Supervisory authority
A data protection supervisory authority is an independent public body that monitors and enforces the application of the GDPR and advises both data subjects and controllers.
A supervisory authority under the General Data Protection Regulation is a fully independent public body, established by each Member State, that is responsible for monitoring the application of the GDPR (Art. 51 GDPR). Because of its federal structure, Germany has the Federal Commissioner for Data Protection and Freedom of Information (BfDI) as well as the state data protection authorities of its 16 federal states. Their purpose is to protect the fundamental rights and freedoms of natural persons with regard to the processing of personal data while facilitating the free flow of data within the Union.

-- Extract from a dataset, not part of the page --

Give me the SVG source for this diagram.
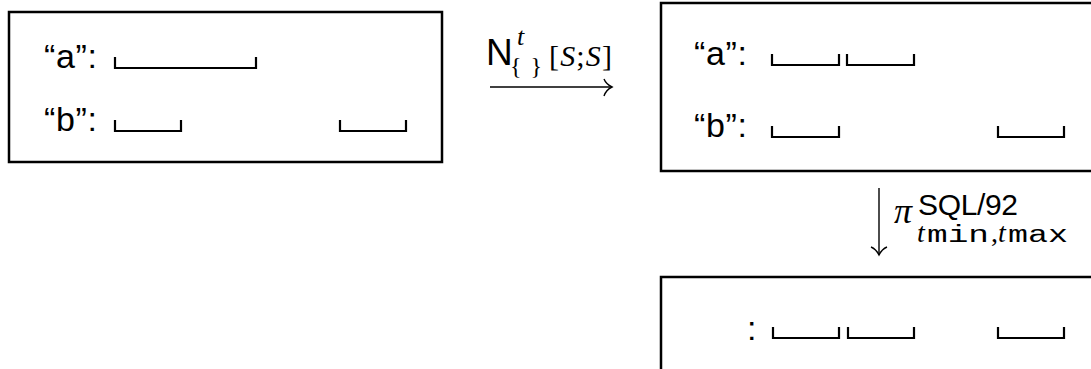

The tasks of a supervisory authority are set out in Art. 57 GDPR and range from raising public awareness and advising controllers and processors to handling complaints from data subjects. To carry out these tasks, Art. 58 GDPR grants extensive powers: investigative powers (such as access to premises and data, requests for information, and the conduct of audits), corrective powers (warnings, orders, and temporary or definitive bans on processing), and the power to impose administrative fines under Art. 83 GDPR. These fines can amount to up to 20 million euros or 4 percent of the total worldwide annual turnover.
Jurisdiction is generally determined by the place of establishment of the controller or processor. For cross-border processing, the lead supervisory authority mechanism (One-Stop-Shop, Art. 56 GDPR) applies: the authority in the location of the main establishment becomes the lead, but cooperates with the supervisory authorities concerned through the consistency mechanism to ensure uniform application of the law. At the European level, the European Data Protection Board (EDPB) coordinates the authorities and can issue binding dispute resolutions. For companies, the supervisory authority is therefore at once a point of contact, a regulator, and a potential sanctioning body.
Legal Basis
Art. 51 to 59, Art. 77, Art. 83 GDPR; Sections 8 et seq. BDSG
Practical Example
A mid-sized company headquartered in Bavaria with branches in several EU states processes customer data centrally. As the data protection officer, you first clarify that the Bavarian State Office for Data Protection Supervision (BayLDA) is the competent lead authority. Following a reportable data breach, you document the incident, report it within the deadline under Art. 33 GDPR, and designate a fixed point of contact. When the authority, exercising its investigative powers, requests the record of processing activities and the technical and organisational measures in place, the company can present the documents in full and thereby avoids a corrective order or a fine.